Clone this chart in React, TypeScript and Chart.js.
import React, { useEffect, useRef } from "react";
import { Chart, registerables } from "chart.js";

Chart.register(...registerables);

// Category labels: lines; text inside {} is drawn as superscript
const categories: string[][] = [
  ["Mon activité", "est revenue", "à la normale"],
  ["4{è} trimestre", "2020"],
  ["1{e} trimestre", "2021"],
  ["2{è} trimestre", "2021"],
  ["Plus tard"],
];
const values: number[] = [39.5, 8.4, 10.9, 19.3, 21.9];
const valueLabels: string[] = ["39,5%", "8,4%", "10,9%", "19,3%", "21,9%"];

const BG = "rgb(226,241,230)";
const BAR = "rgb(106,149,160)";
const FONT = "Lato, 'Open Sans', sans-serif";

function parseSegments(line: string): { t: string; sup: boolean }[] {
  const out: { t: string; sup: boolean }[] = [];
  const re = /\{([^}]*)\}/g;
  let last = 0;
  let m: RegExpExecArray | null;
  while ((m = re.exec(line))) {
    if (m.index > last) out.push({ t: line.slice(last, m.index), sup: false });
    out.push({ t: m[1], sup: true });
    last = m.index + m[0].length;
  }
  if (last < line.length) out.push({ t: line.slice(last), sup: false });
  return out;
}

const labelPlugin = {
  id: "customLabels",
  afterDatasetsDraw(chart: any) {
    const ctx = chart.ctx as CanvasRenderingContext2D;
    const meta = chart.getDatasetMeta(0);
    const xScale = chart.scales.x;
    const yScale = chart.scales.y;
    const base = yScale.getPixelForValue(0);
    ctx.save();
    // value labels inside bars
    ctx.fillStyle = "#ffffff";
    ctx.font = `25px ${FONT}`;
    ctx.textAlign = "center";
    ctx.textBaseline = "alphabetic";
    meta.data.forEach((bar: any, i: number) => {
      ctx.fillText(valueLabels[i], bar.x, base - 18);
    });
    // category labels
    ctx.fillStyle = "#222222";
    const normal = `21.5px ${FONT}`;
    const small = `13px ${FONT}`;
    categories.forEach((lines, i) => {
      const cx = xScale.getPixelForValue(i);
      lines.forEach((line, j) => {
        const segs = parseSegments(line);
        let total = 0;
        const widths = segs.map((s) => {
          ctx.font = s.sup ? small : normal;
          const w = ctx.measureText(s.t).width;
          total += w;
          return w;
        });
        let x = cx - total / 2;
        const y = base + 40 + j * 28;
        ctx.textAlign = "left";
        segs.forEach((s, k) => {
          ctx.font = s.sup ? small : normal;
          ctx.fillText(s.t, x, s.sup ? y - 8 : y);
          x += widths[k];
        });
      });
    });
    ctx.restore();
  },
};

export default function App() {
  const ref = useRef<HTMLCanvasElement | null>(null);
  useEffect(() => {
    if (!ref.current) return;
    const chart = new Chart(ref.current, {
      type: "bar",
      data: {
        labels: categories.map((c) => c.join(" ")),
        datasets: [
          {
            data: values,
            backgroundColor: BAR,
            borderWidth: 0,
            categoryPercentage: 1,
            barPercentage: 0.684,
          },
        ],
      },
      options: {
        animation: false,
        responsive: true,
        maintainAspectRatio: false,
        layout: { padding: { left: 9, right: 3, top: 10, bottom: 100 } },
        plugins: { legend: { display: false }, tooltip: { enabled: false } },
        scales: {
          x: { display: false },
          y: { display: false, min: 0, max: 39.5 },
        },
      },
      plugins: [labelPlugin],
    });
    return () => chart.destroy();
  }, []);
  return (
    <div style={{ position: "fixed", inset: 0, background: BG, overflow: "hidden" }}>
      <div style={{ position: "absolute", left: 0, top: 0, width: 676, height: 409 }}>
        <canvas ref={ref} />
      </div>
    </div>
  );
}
+--
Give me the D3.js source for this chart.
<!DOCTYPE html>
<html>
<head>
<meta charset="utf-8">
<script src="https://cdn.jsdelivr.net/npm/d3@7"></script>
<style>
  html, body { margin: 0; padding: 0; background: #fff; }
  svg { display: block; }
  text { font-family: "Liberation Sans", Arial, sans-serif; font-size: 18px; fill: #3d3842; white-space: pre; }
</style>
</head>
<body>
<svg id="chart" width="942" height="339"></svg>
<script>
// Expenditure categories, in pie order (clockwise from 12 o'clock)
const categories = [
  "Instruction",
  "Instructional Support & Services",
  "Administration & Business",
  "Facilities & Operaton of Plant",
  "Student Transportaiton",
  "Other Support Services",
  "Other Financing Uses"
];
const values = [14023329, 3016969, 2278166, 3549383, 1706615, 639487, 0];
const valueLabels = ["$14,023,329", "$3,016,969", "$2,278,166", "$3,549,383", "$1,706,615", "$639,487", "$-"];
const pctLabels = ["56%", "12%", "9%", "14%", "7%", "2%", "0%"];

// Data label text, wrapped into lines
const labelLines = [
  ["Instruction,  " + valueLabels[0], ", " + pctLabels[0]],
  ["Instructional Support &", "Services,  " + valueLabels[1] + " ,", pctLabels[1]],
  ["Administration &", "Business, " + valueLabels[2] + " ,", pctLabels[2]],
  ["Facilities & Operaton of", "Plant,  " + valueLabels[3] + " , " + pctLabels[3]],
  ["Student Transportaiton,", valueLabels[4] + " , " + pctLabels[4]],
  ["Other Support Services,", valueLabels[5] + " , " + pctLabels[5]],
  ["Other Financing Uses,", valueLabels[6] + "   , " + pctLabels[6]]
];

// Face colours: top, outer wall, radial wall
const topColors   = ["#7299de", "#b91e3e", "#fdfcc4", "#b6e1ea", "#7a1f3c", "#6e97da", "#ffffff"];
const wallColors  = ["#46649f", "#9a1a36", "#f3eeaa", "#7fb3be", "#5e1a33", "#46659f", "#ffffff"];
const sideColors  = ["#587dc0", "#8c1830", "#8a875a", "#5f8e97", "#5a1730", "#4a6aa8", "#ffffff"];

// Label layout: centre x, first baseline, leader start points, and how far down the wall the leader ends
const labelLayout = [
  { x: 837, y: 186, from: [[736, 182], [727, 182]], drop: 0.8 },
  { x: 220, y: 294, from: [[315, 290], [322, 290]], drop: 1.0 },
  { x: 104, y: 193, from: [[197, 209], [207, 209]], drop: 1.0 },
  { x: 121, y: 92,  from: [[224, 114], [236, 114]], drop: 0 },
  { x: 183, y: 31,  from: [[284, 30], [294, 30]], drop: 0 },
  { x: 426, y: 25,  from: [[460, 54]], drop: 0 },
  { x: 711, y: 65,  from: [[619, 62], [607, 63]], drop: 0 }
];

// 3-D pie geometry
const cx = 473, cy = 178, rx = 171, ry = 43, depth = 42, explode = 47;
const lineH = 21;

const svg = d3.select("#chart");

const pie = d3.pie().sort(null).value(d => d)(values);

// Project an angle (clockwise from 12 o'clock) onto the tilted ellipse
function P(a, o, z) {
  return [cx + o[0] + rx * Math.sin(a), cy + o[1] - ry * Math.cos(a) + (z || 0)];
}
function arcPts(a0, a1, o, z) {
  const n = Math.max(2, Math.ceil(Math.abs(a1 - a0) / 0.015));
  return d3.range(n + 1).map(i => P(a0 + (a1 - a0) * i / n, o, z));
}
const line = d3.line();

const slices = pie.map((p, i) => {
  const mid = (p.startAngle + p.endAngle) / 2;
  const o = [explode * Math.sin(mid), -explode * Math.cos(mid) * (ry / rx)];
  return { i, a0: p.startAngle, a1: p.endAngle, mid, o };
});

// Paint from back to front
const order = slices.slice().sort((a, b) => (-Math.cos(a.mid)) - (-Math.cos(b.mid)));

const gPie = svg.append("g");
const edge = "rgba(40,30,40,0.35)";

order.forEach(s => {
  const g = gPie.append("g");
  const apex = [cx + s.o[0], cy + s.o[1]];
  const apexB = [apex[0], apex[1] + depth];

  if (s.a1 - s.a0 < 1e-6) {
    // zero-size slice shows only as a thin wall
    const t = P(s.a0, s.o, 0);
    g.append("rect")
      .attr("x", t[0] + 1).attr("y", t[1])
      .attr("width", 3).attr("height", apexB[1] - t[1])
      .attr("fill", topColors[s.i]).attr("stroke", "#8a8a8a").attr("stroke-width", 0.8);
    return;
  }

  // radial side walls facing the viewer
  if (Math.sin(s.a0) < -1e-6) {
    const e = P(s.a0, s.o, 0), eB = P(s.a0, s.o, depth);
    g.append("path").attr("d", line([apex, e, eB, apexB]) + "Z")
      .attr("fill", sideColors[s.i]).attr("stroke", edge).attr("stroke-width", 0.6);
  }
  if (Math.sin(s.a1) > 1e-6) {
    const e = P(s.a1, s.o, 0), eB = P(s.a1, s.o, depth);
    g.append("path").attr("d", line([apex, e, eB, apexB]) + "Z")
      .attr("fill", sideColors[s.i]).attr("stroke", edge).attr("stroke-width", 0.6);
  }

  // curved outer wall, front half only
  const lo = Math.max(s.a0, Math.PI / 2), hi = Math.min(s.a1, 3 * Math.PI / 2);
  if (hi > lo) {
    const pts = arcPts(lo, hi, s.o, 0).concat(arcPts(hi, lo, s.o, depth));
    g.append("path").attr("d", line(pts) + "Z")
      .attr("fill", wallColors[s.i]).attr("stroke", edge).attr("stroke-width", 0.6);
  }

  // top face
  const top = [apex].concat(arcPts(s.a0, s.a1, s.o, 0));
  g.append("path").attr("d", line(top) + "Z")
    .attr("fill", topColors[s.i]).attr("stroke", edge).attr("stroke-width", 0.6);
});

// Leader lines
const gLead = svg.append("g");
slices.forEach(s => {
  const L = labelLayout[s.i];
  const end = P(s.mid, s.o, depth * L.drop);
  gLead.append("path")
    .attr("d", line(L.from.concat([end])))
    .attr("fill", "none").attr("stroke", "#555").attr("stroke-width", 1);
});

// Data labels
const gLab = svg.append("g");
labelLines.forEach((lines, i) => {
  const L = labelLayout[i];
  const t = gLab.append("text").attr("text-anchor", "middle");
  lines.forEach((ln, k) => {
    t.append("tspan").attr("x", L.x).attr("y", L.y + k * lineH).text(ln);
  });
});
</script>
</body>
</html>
+--
#### REQUIREMENT:
Only the lines running from the line with "Clone this chart" through the line with "Chart.register(...registerables);" should be repeated, exactly and with both ends kept.

#### EXERCISE SOLUTION:
Clone this chart in React, TypeScript and Chart.js.
import React, { useEffect, useRef } from "react";
import { Chart, registerables } from "chart.js";

Chart.register(...registerables);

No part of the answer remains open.